• **Problem requirements**: Omit all pictures, then retype the data exactly as given.

• **Source excerpt**:
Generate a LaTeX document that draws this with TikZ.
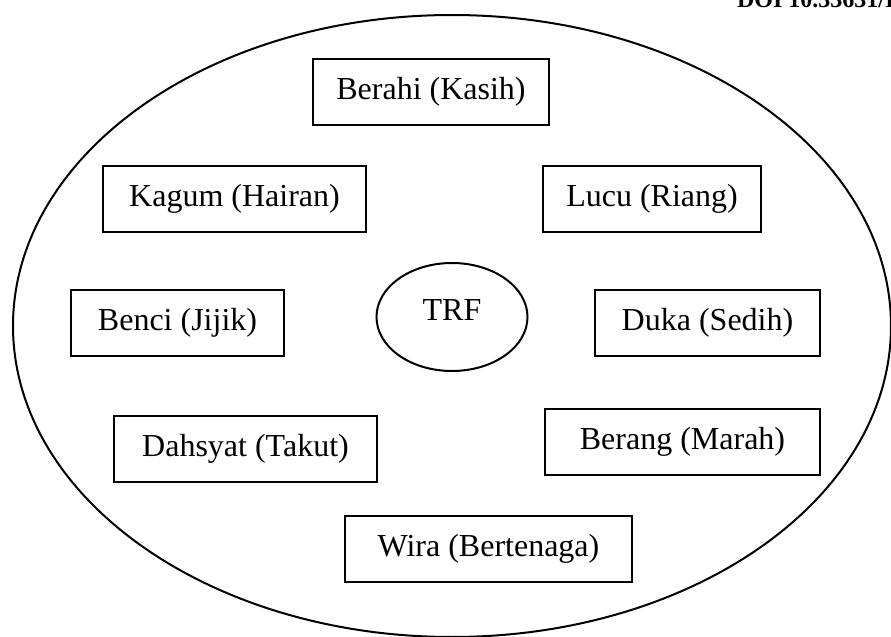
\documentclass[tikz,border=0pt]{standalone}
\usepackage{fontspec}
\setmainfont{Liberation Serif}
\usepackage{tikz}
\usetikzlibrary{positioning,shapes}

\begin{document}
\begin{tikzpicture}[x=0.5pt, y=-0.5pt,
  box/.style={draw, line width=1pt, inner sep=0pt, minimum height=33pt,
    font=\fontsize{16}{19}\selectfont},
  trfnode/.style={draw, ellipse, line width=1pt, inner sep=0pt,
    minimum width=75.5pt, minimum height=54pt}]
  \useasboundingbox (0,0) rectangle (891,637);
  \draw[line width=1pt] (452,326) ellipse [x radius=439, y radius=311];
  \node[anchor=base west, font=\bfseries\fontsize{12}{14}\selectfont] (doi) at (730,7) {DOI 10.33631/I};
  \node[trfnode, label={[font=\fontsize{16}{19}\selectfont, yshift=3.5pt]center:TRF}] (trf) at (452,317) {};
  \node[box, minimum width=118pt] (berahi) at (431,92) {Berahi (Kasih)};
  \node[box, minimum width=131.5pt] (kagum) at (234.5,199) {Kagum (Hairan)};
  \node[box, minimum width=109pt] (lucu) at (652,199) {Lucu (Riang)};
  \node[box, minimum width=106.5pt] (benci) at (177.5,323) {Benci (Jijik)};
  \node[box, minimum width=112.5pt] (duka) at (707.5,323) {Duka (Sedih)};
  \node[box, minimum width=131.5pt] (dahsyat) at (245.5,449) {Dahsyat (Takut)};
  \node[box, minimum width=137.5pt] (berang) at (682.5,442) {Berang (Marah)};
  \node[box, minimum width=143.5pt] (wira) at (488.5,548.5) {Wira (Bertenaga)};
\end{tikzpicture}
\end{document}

• **Worked solution**:
Generate a LaTeX document that draws this with TikZ.
\documentclass[tikz,border=0pt]{standalone}
\usepackage{fontspec}
\setmainfont{Liberation Serif}
\usepackage{tikz}
\usetikzlibrary{positioning,shapes}

\begin{document}
\begin{tikzpicture}[x=0.5pt, y=-0.5pt,
  box/.style={draw, line width=1pt, inner sep=0pt, minimum height=33pt,
    font=\fontsize{16}{19}\selectfont},
  trfnode/.style={draw, ellipse, line width=1pt, inner sep=0pt,
    minimum width=75.5pt, minimum height=54pt}]
  \useasboundingbox (0,0) rectangle (891,637);
  \draw[line width=1pt] (452,326) ellipse [x radius=439, y radius=311];
  \node[anchor=base west, font=\bfseries\fontsize{12}{14}\selectfont] (doi) at (730,7) {DOI 10.33631/I};
  \node[trfnode, label={[font=\fontsize{16}{19}\selectfont, yshift=3.5pt]center:TRF}] (trf) at (452,317) {};
  \node[box, minimum width=118pt] (berahi) at (431,92) {Berahi (Kasih)};
  \node[box, minimum width=131.5pt] (kagum) at (234.5,199) {Kagum (Hairan)};
  \node[box, minimum width=109pt] (lucu) at (652,199) {Lucu (Riang)};
  \node[box, minimum width=106.5pt] (benci) at (177.5,323) {Benci (Jijik)};
  \node[box, minimum width=112.5pt] (duka) at (707.5,323) {Duka (Sedih)};
  \node[box, minimum width=131.5pt] (dahsyat) at (245.5,449) {Dahsyat (Takut)};
  \node[box, minimum width=137.5pt] (berang) at (682.5,442) {Berang (Marah)};
  \node[box, minimum width=143.5pt] (wira) at (488.5,548.5) {Wira (Bertenaga)};
\end{tikzpicture}
\end{document}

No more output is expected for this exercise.